## WRITTEN INSTRUCTION
Extract the full listing verbatim and drop any pictures from your copy.
— Start —
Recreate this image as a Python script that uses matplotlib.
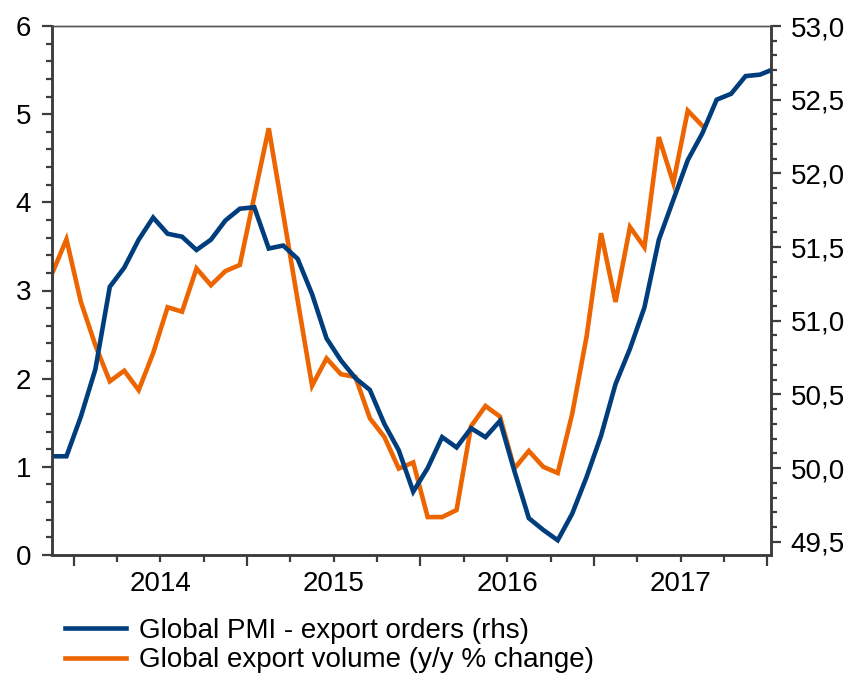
import numpy as np
import matplotlib
matplotlib.use("Agg")
import matplotlib.pyplot as plt
from matplotlib.ticker import MultipleLocator, FuncFormatter
from matplotlib.transforms import blended_transform_factory

plt.rcParams["font.family"] = ["Liberation Sans", "DejaVu Sans"]

# monthly series, Nov 2013 onwards
pmi_export_orders = [50.08, 50.08, 50.35, 50.67, 51.23, 51.36, 51.55, 51.70, 51.59, 51.57,
                     51.48, 51.55, 51.68, 51.76, 51.77, 51.49, 51.51, 51.42, 51.18, 50.88,
                     50.73, 50.61, 50.53, 50.30, 50.12, 49.84, 50.00, 50.21, 50.14, 50.27,
                     50.21, 50.32, 49.98, 49.66, 49.58, 49.51, 49.69, 49.94, 50.22, 50.57,
                     50.81, 51.09, 51.55, 51.82, 52.09, 52.27, 52.50, 52.54, 52.66, 52.67,
                     52.71]
export_volume = [3.19, 3.58, 2.87, 2.38, 1.97, 2.09, 1.87, 2.29, 2.81, 2.76,
                 3.25, 3.06, 3.22, 3.29, 4.07, 4.84, 3.87, 2.89, 1.92, 2.23,
                 2.05, 2.02, 1.55, 1.34, 0.98, 1.05, 0.43, 0.43, 0.51, 1.46,
                 1.69, 1.57, 0.98, 1.18, 1.00, 0.93, 1.60, 2.48, 3.65, 2.87,
                 3.72, 3.49, 4.74, 4.22, 5.04, 4.87]
years = ["2014", "2015", "2016", "2017"]

BLUE = "#003D7C"
ORANGE = "#EC6500"
AXC = "#3c3c3c"
FS = 20

fig = plt.figure(figsize=(8.49, 6.74), dpi=100)
ax = fig.add_axes([52 / 849, 1 - 555 / 674, (771 - 52) / 849, (555 - 26) / 674])
ax2 = ax.twinx()

ln_o, = ax.plot(np.arange(len(export_volume)), export_volume, color=ORANGE, lw=3.3,
                solid_joinstyle="miter", label="Global export volume (y/y % change)")
ln_b, = ax2.plot(np.arange(len(pmi_export_orders)), pmi_export_orders, color=BLUE, lw=3.3,
                 solid_joinstyle="miter", label="Global PMI - export orders (rhs)")

ax.set_xlim(0, 49.76)
ax.set_ylim(0, 6)
ax2.set_ylim(49.41, 53.0)

# left axis
ax.yaxis.set_major_locator(MultipleLocator(1))
ax.yaxis.set_minor_locator(MultipleLocator(0.2))
ax.tick_params(axis="y", which="major", length=7, width=1.6, color=AXC, labelsize=FS, pad=8)
ax.tick_params(axis="y", which="minor", length=4, width=1.6, color=AXC)

# right axis
ax2.yaxis.set_major_locator(MultipleLocator(0.5))
ax2.yaxis.set_minor_locator(MultipleLocator(0.1))
ax2.yaxis.set_major_formatter(FuncFormatter(lambda v, p: f"{v:.1f}".replace(".", ",")))
ax2.tick_params(axis="y", which="major", length=7, width=1.6, color=AXC, labelsize=FS, pad=7)
ax2.tick_params(axis="y", which="minor", length=4, width=1.6, color=AXC)

# x axis: year boundaries long, quarters short, labels mid-year
ax.set_xticks(np.arange(1.5, 50, 12))
ax.set_xticks(np.arange(1.5, 50, 3), minor=True)
ax.set_xticklabels([])
ax.tick_params(axis="x", which="major", length=8, width=1.6, color=AXC)
ax.tick_params(axis="x", which="minor", length=5, width=1.6, color=AXC)
trans = blended_transform_factory(ax.transData, ax.transAxes)
for i, yr in enumerate(years):
    ax.text(7.5 + 12 * i, -0.054, yr, transform=trans, ha="center", va="center", fontsize=FS)

for a in (ax, ax2):
    for side in ("left", "right", "bottom"):
        a.spines[side].set_linewidth(1.8)
        a.spines[side].set_color(AXC)
    a.spines["top"].set_linewidth(1.0)
    a.spines["top"].set_color("#555555")

fig.legend(handles=[ln_b, ln_o], loc="upper left", bbox_to_anchor=(0.0766, 0.083),
           frameon=False, fontsize=FS, handlelength=2.2, handletextpad=0.47,
           labelspacing=0.12, borderaxespad=0, borderpad=0)

fig.savefig("out.png", dpi=100)
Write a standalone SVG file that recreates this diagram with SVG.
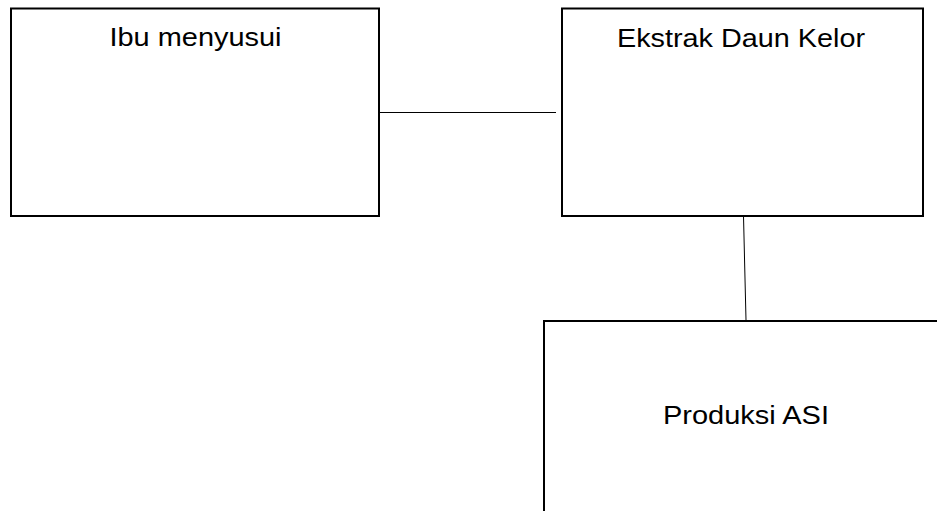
<svg xmlns="http://www.w3.org/2000/svg" width="937" height="511" viewBox="0 0 937 511">
<style>
.box{fill:#fff;stroke:#000;stroke-width:2}
.lbl{font-family:"Liberation Sans",Arial,sans-serif;font-size:26px;fill:#000;text-anchor:middle}
.conn{stroke:#000;stroke-width:1;fill:none}
</style>
<rect width="937" height="511" fill="#fff"/>
<g id="connectors">
<line class="conn" x1="380" y1="112.5" x2="556" y2="112.5"/>
<line class="conn" x1="743.5" y1="216" x2="746" y2="320"/>
</g>
<g id="ibu">
<rect class="box" x="11" y="8.5" width="368" height="207.5"/>
<text class="lbl" x="195.5" y="46" textLength="172" lengthAdjust="spacingAndGlyphs">Ibu menyusui</text>
</g>
<g id="ekstrak">
<rect class="box" x="562" y="8.5" width="361" height="207.5"/>
<text class="lbl" x="741" y="46.5" textLength="248" lengthAdjust="spacingAndGlyphs">Ekstrak Daun Kelor</text>
</g>
<g id="produksi">
<rect class="box" x="544" y="321" width="420" height="230"/>
<text class="lbl" x="746" y="423.5" textLength="166" lengthAdjust="spacingAndGlyphs">Produksi ASI</text>
</g>
</svg>
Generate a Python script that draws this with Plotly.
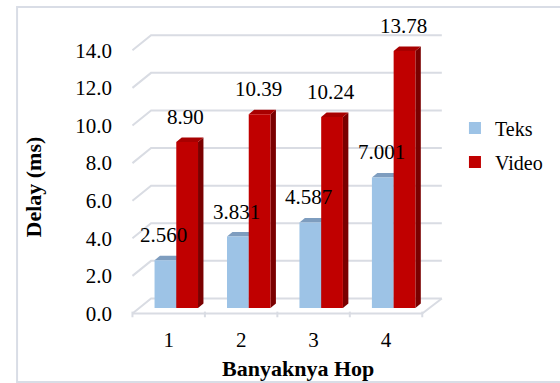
— End —
## SOLUTION
Recreate this image as a Python script that uses matplotlib.
import numpy as np
import matplotlib
matplotlib.use("Agg")
import matplotlib.pyplot as plt
from matplotlib.ticker import MultipleLocator, FuncFormatter
from matplotlib.transforms import blended_transform_factory

plt.rcParams["font.family"] = ["Liberation Sans", "DejaVu Sans"]

# monthly series, Nov 2013 onwards
pmi_export_orders = [50.08, 50.08, 50.35, 50.67, 51.23, 51.36, 51.55, 51.70, 51.59, 51.57,
                     51.48, 51.55, 51.68, 51.76, 51.77, 51.49, 51.51, 51.42, 51.18, 50.88,
                     50.73, 50.61, 50.53, 50.30, 50.12, 49.84, 50.00, 50.21, 50.14, 50.27,
                     50.21, 50.32, 49.98, 49.66, 49.58, 49.51, 49.69, 49.94, 50.22, 50.57,
                     50.81, 51.09, 51.55, 51.82, 52.09, 52.27, 52.50, 52.54, 52.66, 52.67,
                     52.71]
export_volume = [3.19, 3.58, 2.87, 2.38, 1.97, 2.09, 1.87, 2.29, 2.81, 2.76,
                 3.25, 3.06, 3.22, 3.29, 4.07, 4.84, 3.87, 2.89, 1.92, 2.23,
                 2.05, 2.02, 1.55, 1.34, 0.98, 1.05, 0.43, 0.43, 0.51, 1.46,
                 1.69, 1.57, 0.98, 1.18, 1.00, 0.93, 1.60, 2.48, 3.65, 2.87,
                 3.72, 3.49, 4.74, 4.22, 5.04, 4.87]
years = ["2014", "2015", "2016", "2017"]

BLUE = "#003D7C"
ORANGE = "#EC6500"
AXC = "#3c3c3c"
FS = 20

fig = plt.figure(figsize=(8.49, 6.74), dpi=100)
ax = fig.add_axes([52 / 849, 1 - 555 / 674, (771 - 52) / 849, (555 - 26) / 674])
ax2 = ax.twinx()

ln_o, = ax.plot(np.arange(len(export_volume)), export_volume, color=ORANGE, lw=3.3,
                solid_joinstyle="miter", label="Global export volume (y/y % change)")
ln_b, = ax2.plot(np.arange(len(pmi_export_orders)), pmi_export_orders, color=BLUE, lw=3.3,
                 solid_joinstyle="miter", label="Global PMI - export orders (rhs)")

ax.set_xlim(0, 49.76)
ax.set_ylim(0, 6)
ax2.set_ylim(49.41, 53.0)

# left axis
ax.yaxis.set_major_locator(MultipleLocator(1))
ax.yaxis.set_minor_locator(MultipleLocator(0.2))
ax.tick_params(axis="y", which="major", length=7, width=1.6, color=AXC, labelsize=FS, pad=8)
ax.tick_params(axis="y", which="minor", length=4, width=1.6, color=AXC)

# right axis
ax2.yaxis.set_major_locator(MultipleLocator(0.5))
ax2.yaxis.set_minor_locator(MultipleLocator(0.1))
ax2.yaxis.set_major_formatter(FuncFormatter(lambda v, p: f"{v:.1f}".replace(".", ",")))
ax2.tick_params(axis="y", which="major", length=7, width=1.6, color=AXC, labelsize=FS, pad=7)
ax2.tick_params(axis="y", which="minor", length=4, width=1.6, color=AXC)

# x axis: year boundaries long, quarters short, labels mid-year
ax.set_xticks(np.arange(1.5, 50, 12))
ax.set_xticks(np.arange(1.5, 50, 3), minor=True)
ax.set_xticklabels([])
ax.tick_params(axis="x", which="major", length=8, width=1.6, color=AXC)
ax.tick_params(axis="x", which="minor", length=5, width=1.6, color=AXC)
trans = blended_transform_factory(ax.transData, ax.transAxes)
for i, yr in enumerate(years):
    ax.text(7.5 + 12 * i, -0.054, yr, transform=trans, ha="center", va="center", fontsize=FS)

for a in (ax, ax2):
    for side in ("left", "right", "bottom"):
        a.spines[side].set_linewidth(1.8)
        a.spines[side].set_color(AXC)
    a.spines["top"].set_linewidth(1.0)
    a.spines["top"].set_color("#555555")

fig.legend(handles=[ln_b, ln_o], loc="upper left", bbox_to_anchor=(0.0766, 0.083),
           frameon=False, fontsize=FS, handlelength=2.2, handletextpad=0.47,
           labelspacing=0.12, borderaxespad=0, borderpad=0)

fig.savefig("out.png", dpi=100)
Write a standalone SVG file that recreates this diagram with SVG.
<svg xmlns="http://www.w3.org/2000/svg" width="937" height="511" viewBox="0 0 937 511">
<style>
.box{fill:#fff;stroke:#000;stroke-width:2}
.lbl{font-family:"Liberation Sans",Arial,sans-serif;font-size:26px;fill:#000;text-anchor:middle}
.conn{stroke:#000;stroke-width:1;fill:none}
</style>
<rect width="937" height="511" fill="#fff"/>
<g id="connectors">
<line class="conn" x1="380" y1="112.5" x2="556" y2="112.5"/>
<line class="conn" x1="743.5" y1="216" x2="746" y2="320"/>
</g>
<g id="ibu">
<rect class="box" x="11" y="8.5" width="368" height="207.5"/>
<text class="lbl" x="195.5" y="46" textLength="172" lengthAdjust="spacingAndGlyphs">Ibu menyusui</text>
</g>
<g id="ekstrak">
<rect class="box" x="562" y="8.5" width="361" height="207.5"/>
<text class="lbl" x="741" y="46.5" textLength="248" lengthAdjust="spacingAndGlyphs">Ekstrak Daun Kelor</text>
</g>
<g id="produksi">
<rect class="box" x="544" y="321" width="420" height="230"/>
<text class="lbl" x="746" y="423.5" textLength="166" lengthAdjust="spacingAndGlyphs">Produksi ASI</text>
</g>
</svg>
Generate a Python script that draws this with Plotly.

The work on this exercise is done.